My son is in Kansas & did the same thing (only not as nice as yours) for his 2 WSM's. His is a little bigger with a space heater in it. 

Al


----------



## desiredusername (Feb 24, 2016)

SmokinAl said:


> Very nice!
> 
> My son is in Kansas & did the same thing (only not as nice as yours) for his 2 WSM's. His is a little bigger with a space heater in it.
> 
> Al


Looks great cornman!

Al, I'd love to see a picture of what your son built.  I imagine he used porcelain tile or something else resistant to the heat on the floor?  With the amount of snow we get building a shelter large I can throw a space heater in is a great idea.


----------



## zachd (Feb 24, 2016)

Nice and here I have been smoking outside in the winter maybe I should just use my garden shed!

Awesome build!


----------



## tropics (Feb 24, 2016)

Zachd said:


> Nice and here I have been smoking outside in the winter maybe I should just use my garden shed!
> 
> Awesome build!


Z I have my MES 40 in my ugly tin shed for the winter,as long as I don't have to shovel I will smoke in it LOL

Cornman that looks great

Richie


----------



## johnboybaker (Mar 8, 2016)

Y'all make me look back woods 












IMG_20160226_062300090.jpg



__ johnboybaker
__ Mar 8, 2016





I just put sawhorses and scrap plywood aroud mine im going to have to step up my game 

Looks good gave my some ideals


----------



## canuck38 (Mar 31, 2016)

Nice job cornman!


----------



## foamheart (Mar 31, 2016)

Really really nice job. Carpenter?


----------



## strgzr (Apr 7, 2016)

Nice job Cornman!

Makes me glad I live in Arizona! Winters are pretty mild here.

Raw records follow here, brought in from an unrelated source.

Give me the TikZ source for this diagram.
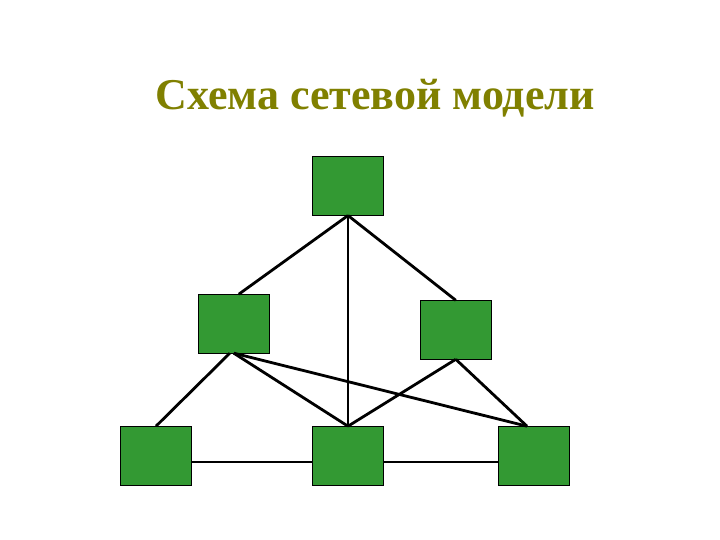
\documentclass[tikz,border=0pt]{standalone}
\usepackage{fontspec}
\setmainfont{Liberation Serif}
\usetikzlibrary{calc}
\definecolor{boxgreen}{HTML}{339933}
\definecolor{titleolive}{HTML}{808000}
\begin{document}
\begin{tikzpicture}[x=1pt,y=-1pt,
  netbox/.style={draw=black,line width=0.8pt,fill=boxgreen,minimum width=71pt,minimum height=59pt,inner sep=0pt,outer sep=0pt},
  link/.style={draw=black,line width=2.8pt},
  hlink/.style={draw=black,line width=2.3pt}]
\useasboundingbox[fill=white] (0,0) rectangle (720,540);
\node[font=\bfseries\fontsize{44}{50}\selectfont,text=titleolive,anchor=base] (title) at (375,110) {Схема сетевой модели};
\node[netbox] (top) at (348,186) {};
\node[netbox] (ml) at (233.8,323.7) {};
\node[netbox] (mr) at (455.8,329.8) {};
\node[netbox] (bl) at (156,455.7) {};
\node[netbox] (bm) at (348,455.7) {};
\node[netbox] (br) at (534,455.7) {};
\draw[link] (top.south) -- ($(ml.north)+(5,0)$);
\draw[link] (top.south) -- (mr.north);
\draw[hlink] (top.south) -- (bm.north);
\draw[link] ($(ml.south)+(-4,0)$) -- (bl.north);
\draw[link] (ml.south) -- (bm.north);
\draw[link] (ml.south) -- ($(br.north)+(-7,0)$);
\draw[link] (mr.south) -- (bm.north);
\draw[link] (mr.south) -- ($(br.north)+(-7,0)$);
\draw[hlink] ($(bl.east)+(0,6)$) -- ($(bm.west)+(0,6)$);
\draw[hlink] ($(bm.east)+(0,6)$) -- ($(br.west)+(0,6)$);
\end{tikzpicture}
\end{document}
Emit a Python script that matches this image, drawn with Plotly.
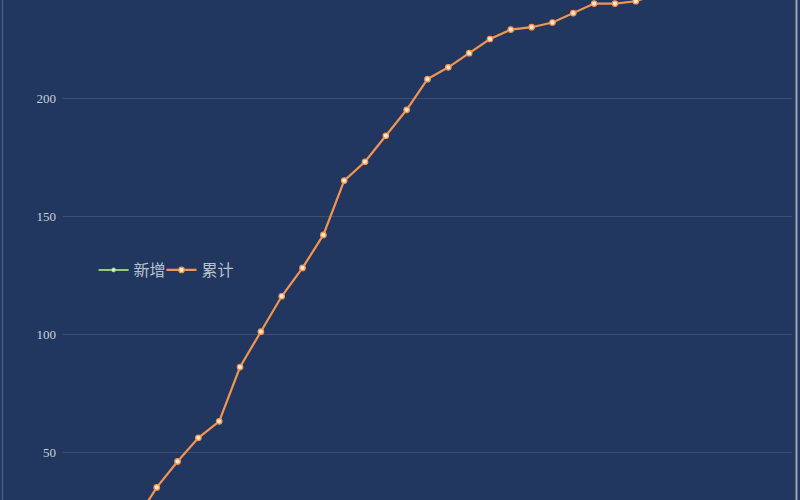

My problem will be how do I smoke from the pool during summer!


----------



## mauser (Apr 12, 2016)

a-f-o


----------



## cornman53 (Apr 18, 2016)

Foamheart said:


> Really really nice job. Carpenter?


Worse.......... Engineer.


----------



## foamheart (Apr 18, 2016)

cornman53 said:


> Worse.......... Engineer.


ROFLMAO I shoulda seen it comming. A smokehouse build to house a smoker....


----------